Доклады и представления военных лиц происходили у Аракчеева очень рано, чуть ли не в шестом или седьмом часу утра. Однажды представляется ему молодой офицер, приехавший из армии и мертвенно пьяный, так что едва держится на ногах и слова выговорить не может. Аракчеев приказывает арестовать его и свести на гауптвахту, а в течение дня призывает к себе адъютанта своего князя Илью Долгорукова и говорит ему: «Знаешь ли, у меня не выходит из головы этот молодой пьяный офицер: как мог он напиться так рано и еще пред тем, чтобы явиться ко мне! Тут что-нибудь да кроется. Потрудись съездить на гауптвахту и постарайся разведать, что это значит».
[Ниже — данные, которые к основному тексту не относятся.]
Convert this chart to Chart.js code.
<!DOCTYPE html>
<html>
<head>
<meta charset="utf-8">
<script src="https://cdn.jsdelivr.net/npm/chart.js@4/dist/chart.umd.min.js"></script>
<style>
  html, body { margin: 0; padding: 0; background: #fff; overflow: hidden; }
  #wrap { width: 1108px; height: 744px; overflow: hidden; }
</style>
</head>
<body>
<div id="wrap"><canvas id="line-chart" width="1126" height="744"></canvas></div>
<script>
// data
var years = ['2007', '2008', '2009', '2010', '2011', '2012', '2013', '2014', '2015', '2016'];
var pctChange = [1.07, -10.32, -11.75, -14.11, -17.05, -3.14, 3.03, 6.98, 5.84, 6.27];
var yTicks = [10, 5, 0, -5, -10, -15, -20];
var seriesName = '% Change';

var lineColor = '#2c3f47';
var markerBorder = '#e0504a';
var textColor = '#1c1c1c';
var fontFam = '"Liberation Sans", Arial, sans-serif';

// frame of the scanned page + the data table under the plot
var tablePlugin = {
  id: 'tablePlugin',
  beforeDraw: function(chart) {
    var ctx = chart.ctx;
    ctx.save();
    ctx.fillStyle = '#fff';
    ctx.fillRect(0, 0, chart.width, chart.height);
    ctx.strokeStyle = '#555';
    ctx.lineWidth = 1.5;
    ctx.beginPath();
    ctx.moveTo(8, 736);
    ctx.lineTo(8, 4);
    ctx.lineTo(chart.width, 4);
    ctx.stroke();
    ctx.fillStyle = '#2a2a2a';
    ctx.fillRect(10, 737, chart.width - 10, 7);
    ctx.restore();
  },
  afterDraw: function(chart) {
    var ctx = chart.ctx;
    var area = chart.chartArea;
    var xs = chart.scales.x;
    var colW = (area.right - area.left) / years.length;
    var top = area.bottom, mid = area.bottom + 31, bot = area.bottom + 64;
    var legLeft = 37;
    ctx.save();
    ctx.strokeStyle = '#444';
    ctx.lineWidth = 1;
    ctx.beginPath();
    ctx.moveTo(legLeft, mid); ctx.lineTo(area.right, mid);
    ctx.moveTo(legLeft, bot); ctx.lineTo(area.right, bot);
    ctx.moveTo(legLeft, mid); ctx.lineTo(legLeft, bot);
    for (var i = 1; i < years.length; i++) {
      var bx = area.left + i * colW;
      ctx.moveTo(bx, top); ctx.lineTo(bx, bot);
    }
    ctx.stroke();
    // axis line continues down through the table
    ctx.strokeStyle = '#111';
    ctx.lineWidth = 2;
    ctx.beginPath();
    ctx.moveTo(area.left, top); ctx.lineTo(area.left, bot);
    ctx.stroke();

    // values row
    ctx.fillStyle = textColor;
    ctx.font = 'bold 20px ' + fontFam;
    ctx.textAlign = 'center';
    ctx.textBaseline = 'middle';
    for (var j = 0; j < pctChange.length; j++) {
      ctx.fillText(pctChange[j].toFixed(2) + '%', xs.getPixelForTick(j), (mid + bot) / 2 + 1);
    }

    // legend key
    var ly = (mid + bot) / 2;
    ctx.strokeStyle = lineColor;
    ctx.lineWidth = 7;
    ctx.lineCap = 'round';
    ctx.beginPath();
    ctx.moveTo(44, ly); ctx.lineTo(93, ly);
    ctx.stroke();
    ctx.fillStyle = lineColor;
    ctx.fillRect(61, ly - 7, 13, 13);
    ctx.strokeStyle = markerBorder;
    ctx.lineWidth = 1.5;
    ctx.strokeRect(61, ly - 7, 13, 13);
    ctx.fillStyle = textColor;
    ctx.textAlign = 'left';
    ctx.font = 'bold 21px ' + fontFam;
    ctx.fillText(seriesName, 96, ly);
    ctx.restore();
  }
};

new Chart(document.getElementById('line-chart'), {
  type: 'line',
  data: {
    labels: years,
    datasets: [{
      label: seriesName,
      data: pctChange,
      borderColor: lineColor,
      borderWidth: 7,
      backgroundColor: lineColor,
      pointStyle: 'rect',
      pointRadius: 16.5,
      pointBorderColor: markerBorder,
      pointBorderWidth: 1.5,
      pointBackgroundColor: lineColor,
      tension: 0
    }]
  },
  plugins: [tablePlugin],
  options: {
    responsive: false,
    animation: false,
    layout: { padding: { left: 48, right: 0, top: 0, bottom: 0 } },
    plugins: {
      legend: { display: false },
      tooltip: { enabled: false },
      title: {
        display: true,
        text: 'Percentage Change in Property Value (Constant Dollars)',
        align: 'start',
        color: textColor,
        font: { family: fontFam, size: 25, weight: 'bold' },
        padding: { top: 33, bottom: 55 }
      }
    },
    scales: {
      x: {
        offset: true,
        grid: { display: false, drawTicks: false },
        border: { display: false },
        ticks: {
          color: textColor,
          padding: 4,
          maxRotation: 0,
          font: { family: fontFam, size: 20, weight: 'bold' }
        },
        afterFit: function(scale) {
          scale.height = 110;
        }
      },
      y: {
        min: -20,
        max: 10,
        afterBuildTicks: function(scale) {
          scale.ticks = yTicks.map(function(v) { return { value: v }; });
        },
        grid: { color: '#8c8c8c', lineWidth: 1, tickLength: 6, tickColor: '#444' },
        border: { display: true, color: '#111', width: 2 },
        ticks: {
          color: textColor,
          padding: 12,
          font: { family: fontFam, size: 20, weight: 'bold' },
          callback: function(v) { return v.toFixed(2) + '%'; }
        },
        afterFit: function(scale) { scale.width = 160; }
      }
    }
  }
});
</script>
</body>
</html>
Молодой офицер, немного протрезвев, признается Долгорукову: «Меня в полку напугали страхом, который наводит граф Аракчеев, когда ему представляются; уверяли, что при малейшей оплошности могу погубить карьеру свою на всю жизнь. И я, который никогда водки не пью, для придачи себе бодрости, выпил залпом несколько рюмок. На воздухе меня разобрало, и я к графу явился в этом несчастном положении. Спасите меня, если можно!»

Долгоруков возвращается к Аракчееву и всё ему рассказывает. Офицера приказали тотчас выпустить из гауптвахты и пригласить на обед к графу на завтрашний день. Ясно, что офицер является в назначенный час совершенно в трезвом виде. За обедом Аракчеев обращается с ним очень ласково, а после обеда, отпуская, говорит ему: «Возвратись в свой полк и скажи товарищам своим, что Аракчеев не так страшен, как они думают». (Рассказано князем Ильей Долгоруковым.)

* * *

Какой-то шутник уверяет, что когда в придворной церкви при молитве «Отче наш» поют: «Но избави нас от лукавого», то князь Меншиков, крестясь, искоса глядит на Ермолова, а Ермолов делает то же, глядя на Меншикова.

* * *

Лукавство и хитрость очень ценятся царедворцами; но в прочем это мелкая монета ума: при одной мелкой монете ничего крупного и ценного не добудешь.

* * *

Говорят, что Растопчин писал в 1814 году жене своей: «Наконец его императорское величество милостиво согласился на увольнение мое от генерал-губернаторства в этом негодном городе».

Во всяком случае нет сомнения, что Москва-негодница была довольна увольнением Растопчина. При возвращении его в Москву, освобожденную от неприятеля, когда мало-помалу начали съезжаться выехавшие из нее, общественное мнение оказалось к Растопчину враждебным. В дни опасности все в восторженном настроении патриотического чувства были готовы на все возможные жертвы. Но прошла опасность, и на принесенные жертвы и на понесенные убытки стали смотреть другими глазами. Хозяева сгоревших домов начали сожалеть о них и думать, что, может быть, и не нужно было их жечь. Как бы то ни было, но разлад между Растопчиным и Москвой доходил до высшей степени. Растопчин был озлоблен неприязненным и, по мнению его, неблагодарным чувством московских жителей. Он, кажется, сохранил это озлобленное чувство до конца жизни своей.

На празднике, данном в Москве в доме Полторацкого после вступления наших войск в Париж, это недоброжелательство к Растопчину явилось в следующем случае. Когда пригласили собравшихся гостей идти в залу, где должно было происходить драматическое представление, князь Юрий Владимирович Долгоруков поспешил подать руку Маргарите Александровне Волковой и первый вошел с ней в залу. Вся публика пошла за ним. Граф Растопчин остался один в опустевшей комнате. Когда кто-то из распорядителей праздника пригласил его пойти занять приготовленное для него место, он отвечал: «Если князь Юрий Владимирович здесь хозяйничает, то мне здесь и делать нечего, я сейчас уеду». Наконец, после убедительных просьб и удостоверения, что спектакль не начнется без него, уступил он и вошел в залу.

* * *

Граф Ираклий Иванович Марков, командовавший московским ополчением, носил мундир ополченца и по окончании войны. Растопчин говорил, что он воспользовался войной, чтобы не выходить из патриотического халата.

* * *

Шишков говорил однажды о своем любимом предмете, то есть о чистоте русского языка, который позорят введениями иностранных слов. «Вот, например, что может быть лучше и ближе к значению своему, чем слово дневальный! Нет, вздумали вместо него ввести и облагородить слово дежурный, и выходит частенько, что дежурный бьет по щекам дневального».